-- START RECORDS SUPPLIED --

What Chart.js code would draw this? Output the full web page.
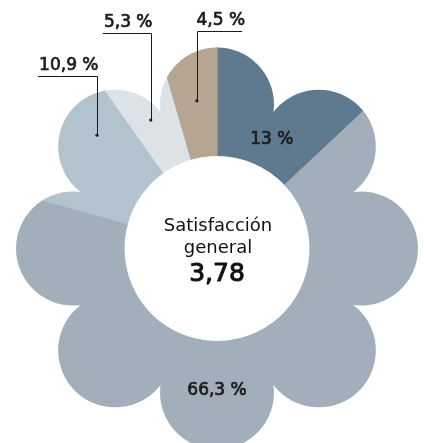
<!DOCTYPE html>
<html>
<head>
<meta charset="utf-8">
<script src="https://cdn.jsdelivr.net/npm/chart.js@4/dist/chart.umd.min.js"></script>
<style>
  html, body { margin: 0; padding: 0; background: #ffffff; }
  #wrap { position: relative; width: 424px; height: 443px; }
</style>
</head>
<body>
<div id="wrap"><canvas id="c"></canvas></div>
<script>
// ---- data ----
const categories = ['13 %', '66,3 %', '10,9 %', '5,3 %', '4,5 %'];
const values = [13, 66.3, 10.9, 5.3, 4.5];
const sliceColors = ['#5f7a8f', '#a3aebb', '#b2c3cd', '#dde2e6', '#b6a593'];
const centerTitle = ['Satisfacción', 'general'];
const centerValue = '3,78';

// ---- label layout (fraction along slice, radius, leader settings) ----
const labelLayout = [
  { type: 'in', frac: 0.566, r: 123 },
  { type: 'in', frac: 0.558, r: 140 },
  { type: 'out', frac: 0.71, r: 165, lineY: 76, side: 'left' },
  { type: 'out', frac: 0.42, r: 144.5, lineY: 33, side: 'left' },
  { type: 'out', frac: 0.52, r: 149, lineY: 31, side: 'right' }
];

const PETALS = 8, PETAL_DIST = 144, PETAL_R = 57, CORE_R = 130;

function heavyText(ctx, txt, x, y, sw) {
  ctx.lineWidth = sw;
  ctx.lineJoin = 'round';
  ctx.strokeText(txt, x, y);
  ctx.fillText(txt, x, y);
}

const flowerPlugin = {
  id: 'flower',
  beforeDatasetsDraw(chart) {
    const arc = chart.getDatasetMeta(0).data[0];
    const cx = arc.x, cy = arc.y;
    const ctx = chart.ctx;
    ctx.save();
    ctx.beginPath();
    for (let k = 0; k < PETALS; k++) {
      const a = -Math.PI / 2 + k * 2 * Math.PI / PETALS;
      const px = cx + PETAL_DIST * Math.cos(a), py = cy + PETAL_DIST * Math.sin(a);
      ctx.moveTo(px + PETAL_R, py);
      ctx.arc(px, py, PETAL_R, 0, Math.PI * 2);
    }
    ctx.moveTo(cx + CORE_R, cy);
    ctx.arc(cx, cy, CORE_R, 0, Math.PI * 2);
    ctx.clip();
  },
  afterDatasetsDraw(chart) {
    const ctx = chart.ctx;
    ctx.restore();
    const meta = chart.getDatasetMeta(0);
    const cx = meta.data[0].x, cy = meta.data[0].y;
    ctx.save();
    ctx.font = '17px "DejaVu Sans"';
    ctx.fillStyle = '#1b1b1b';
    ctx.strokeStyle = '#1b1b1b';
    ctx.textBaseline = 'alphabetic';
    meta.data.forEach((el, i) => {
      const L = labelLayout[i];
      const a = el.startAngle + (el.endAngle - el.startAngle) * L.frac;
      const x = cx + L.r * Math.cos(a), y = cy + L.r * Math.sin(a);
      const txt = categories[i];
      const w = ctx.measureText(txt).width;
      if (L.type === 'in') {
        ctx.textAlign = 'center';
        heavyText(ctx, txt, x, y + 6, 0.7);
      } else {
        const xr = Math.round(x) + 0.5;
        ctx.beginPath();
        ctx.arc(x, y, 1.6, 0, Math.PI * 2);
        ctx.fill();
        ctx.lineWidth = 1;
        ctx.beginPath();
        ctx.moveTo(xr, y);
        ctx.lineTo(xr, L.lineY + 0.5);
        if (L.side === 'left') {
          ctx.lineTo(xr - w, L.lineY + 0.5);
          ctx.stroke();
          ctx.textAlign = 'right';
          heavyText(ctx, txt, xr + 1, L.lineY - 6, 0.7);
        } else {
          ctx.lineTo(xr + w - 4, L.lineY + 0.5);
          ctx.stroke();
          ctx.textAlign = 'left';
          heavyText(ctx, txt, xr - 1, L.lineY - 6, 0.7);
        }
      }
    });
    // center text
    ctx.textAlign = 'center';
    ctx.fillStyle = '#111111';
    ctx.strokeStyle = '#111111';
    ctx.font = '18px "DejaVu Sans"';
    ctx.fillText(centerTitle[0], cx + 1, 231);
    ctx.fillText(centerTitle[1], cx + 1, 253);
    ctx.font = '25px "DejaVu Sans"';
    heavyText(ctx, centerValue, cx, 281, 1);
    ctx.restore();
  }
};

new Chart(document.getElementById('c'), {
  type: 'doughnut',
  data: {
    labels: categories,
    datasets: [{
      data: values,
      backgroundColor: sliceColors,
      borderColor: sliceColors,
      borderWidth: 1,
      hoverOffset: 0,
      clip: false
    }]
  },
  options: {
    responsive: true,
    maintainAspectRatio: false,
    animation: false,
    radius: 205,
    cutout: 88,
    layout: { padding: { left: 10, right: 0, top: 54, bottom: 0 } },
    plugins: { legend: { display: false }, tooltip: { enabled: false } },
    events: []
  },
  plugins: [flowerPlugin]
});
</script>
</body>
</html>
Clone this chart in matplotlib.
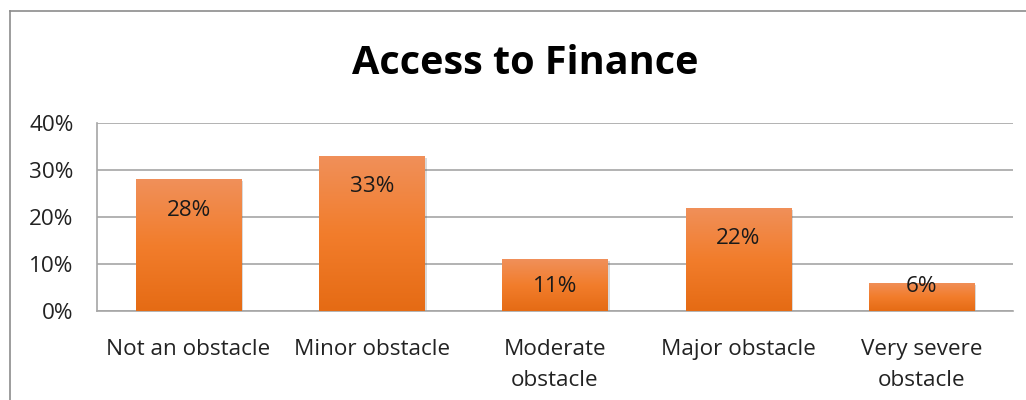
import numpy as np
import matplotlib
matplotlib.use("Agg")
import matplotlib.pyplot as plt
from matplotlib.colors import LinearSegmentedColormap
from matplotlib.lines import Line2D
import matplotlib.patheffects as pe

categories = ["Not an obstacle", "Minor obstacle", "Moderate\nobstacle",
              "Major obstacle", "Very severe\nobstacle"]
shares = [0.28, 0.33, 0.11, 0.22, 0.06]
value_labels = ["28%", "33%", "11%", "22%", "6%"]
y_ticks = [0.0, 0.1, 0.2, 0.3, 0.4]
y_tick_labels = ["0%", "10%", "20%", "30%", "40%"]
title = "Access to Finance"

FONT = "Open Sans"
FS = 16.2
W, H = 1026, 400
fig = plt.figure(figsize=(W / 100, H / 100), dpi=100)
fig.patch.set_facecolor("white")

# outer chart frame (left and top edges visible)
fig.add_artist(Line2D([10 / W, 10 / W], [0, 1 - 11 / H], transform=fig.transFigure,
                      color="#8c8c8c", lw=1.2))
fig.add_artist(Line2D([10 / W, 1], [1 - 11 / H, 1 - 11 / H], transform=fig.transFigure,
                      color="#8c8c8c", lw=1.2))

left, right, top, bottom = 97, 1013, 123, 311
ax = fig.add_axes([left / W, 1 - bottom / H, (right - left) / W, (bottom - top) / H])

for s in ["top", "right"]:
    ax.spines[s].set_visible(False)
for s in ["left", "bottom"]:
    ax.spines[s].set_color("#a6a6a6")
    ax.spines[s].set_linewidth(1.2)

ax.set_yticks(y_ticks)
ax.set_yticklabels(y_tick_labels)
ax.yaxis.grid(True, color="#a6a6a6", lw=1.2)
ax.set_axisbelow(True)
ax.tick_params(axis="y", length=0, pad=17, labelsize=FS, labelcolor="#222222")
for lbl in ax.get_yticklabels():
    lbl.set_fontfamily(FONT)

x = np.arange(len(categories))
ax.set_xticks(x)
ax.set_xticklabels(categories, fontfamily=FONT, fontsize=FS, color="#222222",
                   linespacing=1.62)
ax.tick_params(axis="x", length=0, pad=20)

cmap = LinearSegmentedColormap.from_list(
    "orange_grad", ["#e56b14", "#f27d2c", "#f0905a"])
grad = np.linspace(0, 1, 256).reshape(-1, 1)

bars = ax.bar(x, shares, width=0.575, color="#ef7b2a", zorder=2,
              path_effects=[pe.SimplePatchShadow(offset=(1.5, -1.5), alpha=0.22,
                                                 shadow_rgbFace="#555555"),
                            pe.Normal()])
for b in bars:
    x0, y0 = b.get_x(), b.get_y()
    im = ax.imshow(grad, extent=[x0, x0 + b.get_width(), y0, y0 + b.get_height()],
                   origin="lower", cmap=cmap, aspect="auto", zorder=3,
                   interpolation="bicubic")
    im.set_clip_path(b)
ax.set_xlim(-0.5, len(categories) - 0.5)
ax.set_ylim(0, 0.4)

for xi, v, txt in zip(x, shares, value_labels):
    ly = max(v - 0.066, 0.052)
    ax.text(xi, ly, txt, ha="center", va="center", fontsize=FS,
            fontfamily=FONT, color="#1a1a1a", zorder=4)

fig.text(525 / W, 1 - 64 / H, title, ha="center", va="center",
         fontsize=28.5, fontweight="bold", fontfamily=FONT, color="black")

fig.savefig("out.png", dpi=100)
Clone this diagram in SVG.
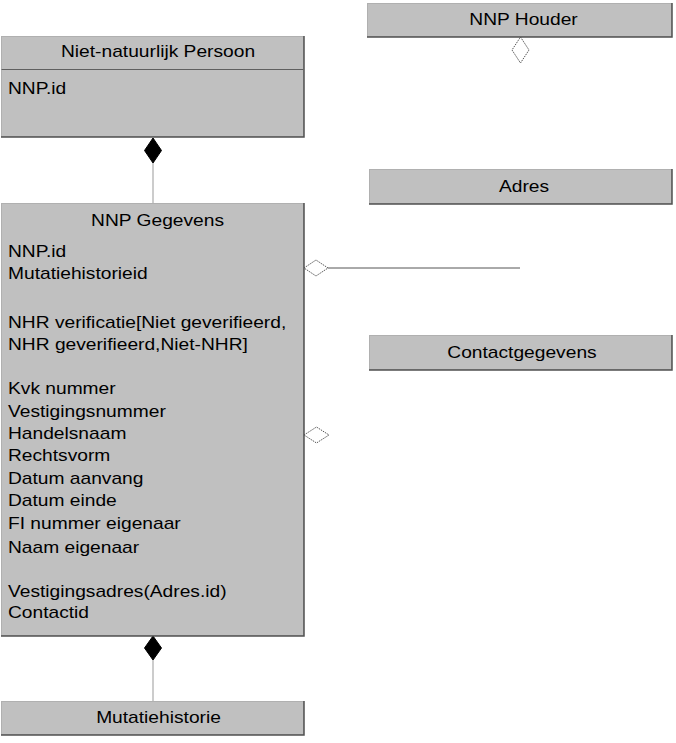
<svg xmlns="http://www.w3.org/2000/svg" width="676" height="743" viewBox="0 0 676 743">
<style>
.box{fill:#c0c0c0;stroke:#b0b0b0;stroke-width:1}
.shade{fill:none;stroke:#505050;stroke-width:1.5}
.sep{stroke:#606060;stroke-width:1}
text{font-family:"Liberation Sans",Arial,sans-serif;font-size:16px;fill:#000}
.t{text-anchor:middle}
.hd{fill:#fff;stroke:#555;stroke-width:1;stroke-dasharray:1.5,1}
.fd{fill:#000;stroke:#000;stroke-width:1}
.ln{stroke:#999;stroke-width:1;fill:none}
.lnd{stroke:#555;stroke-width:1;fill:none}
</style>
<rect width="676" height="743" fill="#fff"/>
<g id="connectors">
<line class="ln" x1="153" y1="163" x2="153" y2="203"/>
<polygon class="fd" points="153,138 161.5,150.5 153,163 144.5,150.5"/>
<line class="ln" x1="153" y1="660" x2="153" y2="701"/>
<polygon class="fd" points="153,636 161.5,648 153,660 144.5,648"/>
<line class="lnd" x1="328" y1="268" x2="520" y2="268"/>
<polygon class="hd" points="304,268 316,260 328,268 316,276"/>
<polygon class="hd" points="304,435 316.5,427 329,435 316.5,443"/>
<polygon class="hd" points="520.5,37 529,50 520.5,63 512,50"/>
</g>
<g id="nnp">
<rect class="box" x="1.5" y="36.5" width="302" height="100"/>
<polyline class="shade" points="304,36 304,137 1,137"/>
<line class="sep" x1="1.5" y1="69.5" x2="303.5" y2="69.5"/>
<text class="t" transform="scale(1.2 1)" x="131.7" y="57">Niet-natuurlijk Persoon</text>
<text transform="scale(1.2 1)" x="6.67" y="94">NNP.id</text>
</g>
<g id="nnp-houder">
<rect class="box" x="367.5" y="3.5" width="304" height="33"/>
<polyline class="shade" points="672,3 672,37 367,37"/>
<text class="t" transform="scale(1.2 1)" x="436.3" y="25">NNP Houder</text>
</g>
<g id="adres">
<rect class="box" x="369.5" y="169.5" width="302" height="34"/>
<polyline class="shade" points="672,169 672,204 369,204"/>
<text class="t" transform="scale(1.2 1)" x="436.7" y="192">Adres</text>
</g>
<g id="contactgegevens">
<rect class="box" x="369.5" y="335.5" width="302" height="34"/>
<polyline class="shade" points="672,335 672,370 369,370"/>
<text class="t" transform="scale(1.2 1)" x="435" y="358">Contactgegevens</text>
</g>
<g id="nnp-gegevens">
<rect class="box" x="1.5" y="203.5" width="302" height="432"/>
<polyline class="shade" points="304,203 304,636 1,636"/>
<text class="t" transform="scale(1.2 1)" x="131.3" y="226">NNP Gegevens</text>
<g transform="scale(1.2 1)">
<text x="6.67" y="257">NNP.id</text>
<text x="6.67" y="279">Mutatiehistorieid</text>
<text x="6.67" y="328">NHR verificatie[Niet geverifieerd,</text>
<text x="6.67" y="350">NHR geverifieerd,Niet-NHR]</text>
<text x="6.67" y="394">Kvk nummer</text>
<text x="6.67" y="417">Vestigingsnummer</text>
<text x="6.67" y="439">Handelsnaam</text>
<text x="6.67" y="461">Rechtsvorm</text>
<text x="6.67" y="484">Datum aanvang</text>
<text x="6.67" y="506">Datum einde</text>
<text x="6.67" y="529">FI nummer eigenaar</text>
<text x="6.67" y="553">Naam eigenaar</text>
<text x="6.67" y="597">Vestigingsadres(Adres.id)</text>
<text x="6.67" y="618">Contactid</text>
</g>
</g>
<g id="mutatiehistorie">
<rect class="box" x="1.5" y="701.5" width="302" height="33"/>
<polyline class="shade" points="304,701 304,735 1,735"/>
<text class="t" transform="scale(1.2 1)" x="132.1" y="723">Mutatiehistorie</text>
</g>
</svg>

-- END RECORDS SUPPLIED --

REQUIRED WORK
Only the lines from the one with "Clone this chart in matplotlib." through the one with "import matplotlib.patheffects as pe", both included, go in the copy, exactly as written. Leave the pictures behind.

REPLY TO THE EXERCISE
Clone this chart in matplotlib.
import numpy as np
import matplotlib
matplotlib.use("Agg")
import matplotlib.pyplot as plt
from matplotlib.colors import LinearSegmentedColormap
from matplotlib.lines import Line2D
import matplotlib.patheffects as pe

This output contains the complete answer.